==== DATA ====

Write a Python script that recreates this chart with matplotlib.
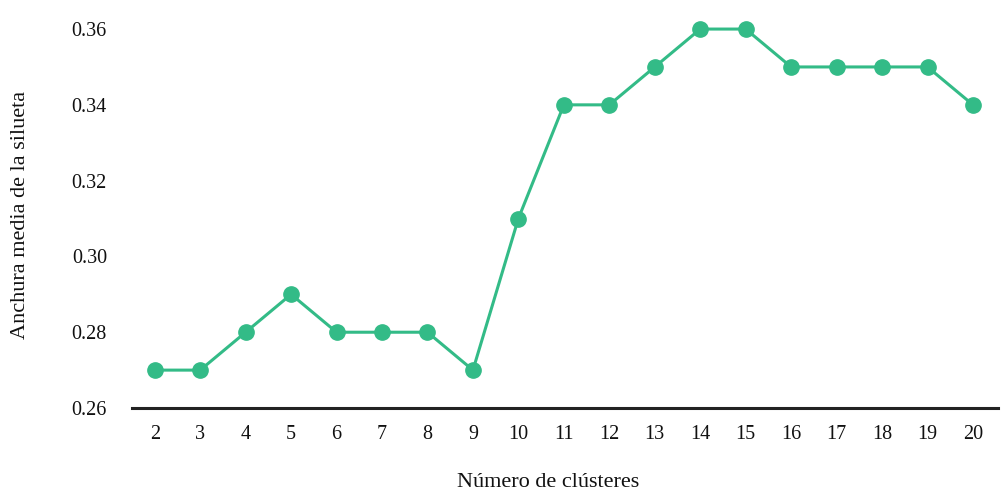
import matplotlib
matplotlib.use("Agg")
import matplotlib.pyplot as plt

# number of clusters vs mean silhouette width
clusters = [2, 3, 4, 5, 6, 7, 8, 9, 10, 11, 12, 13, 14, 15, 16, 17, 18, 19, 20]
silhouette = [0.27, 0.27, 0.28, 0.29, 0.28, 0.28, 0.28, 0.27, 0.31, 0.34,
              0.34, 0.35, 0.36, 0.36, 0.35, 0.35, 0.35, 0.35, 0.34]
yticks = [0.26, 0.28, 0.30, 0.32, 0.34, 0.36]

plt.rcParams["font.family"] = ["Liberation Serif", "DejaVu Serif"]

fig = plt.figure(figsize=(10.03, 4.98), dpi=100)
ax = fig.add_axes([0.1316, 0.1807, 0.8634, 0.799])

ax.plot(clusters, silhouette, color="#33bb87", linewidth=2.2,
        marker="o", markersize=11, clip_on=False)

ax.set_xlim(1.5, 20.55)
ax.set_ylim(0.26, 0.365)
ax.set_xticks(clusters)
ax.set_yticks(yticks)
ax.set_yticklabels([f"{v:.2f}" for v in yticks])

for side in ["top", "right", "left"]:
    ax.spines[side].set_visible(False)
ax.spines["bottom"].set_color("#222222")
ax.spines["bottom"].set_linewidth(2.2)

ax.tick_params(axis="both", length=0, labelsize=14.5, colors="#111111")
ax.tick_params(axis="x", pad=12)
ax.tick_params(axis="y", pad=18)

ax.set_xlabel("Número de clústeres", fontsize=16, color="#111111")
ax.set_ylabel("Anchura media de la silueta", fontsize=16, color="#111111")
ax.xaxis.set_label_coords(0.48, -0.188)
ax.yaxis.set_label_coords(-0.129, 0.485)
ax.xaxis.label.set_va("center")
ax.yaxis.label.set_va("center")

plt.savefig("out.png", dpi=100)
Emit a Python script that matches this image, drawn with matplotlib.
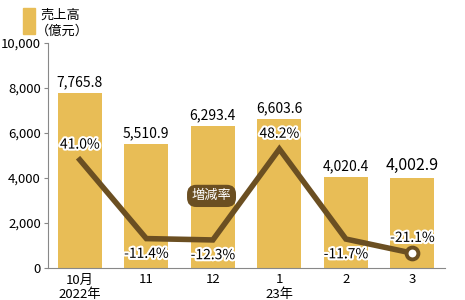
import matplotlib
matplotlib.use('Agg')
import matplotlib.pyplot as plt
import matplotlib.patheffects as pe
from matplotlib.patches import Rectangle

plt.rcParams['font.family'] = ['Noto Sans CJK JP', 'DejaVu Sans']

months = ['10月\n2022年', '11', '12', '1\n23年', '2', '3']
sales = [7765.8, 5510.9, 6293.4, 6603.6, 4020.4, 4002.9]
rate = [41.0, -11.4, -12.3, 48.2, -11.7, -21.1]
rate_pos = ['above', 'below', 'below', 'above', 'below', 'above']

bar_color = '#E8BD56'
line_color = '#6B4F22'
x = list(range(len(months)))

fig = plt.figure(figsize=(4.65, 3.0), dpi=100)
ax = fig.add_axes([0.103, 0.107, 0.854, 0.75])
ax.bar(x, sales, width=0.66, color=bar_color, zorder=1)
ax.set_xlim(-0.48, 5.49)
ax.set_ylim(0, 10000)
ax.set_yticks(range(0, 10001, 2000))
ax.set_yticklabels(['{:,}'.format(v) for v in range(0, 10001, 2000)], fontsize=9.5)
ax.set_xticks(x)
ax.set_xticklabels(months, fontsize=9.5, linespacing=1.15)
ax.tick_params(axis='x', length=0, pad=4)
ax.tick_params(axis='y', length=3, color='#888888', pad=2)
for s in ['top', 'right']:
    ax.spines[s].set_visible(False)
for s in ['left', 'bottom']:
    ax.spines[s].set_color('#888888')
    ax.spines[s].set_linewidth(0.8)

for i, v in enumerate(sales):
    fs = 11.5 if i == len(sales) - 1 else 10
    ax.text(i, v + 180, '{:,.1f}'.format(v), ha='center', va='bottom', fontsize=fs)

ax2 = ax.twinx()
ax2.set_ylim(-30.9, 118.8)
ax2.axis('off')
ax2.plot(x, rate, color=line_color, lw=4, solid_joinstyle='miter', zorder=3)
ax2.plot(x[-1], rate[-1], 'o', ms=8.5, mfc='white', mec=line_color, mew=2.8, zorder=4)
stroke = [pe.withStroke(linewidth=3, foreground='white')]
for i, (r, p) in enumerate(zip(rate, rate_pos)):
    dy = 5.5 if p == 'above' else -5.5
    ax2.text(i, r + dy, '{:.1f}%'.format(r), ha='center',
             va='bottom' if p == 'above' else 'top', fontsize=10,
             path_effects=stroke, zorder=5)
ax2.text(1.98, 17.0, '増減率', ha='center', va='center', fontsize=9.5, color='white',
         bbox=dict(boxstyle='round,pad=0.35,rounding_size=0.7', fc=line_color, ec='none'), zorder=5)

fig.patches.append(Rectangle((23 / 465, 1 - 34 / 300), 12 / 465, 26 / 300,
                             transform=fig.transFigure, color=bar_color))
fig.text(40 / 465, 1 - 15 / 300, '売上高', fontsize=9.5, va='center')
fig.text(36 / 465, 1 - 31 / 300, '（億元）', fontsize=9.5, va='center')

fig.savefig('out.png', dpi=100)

====

## TASK DIRECTIONS
Only the lines from the one bearing "Emit a Python" to the one bearing "from matplotlib.patches import Rectangle", both included, should be restated word for word, with pictures left out.

## REPLY
Emit a Python script that matches this image, drawn with matplotlib.
import matplotlib
matplotlib.use('Agg')
import matplotlib.pyplot as plt
import matplotlib.patheffects as pe
from matplotlib.patches import Rectangle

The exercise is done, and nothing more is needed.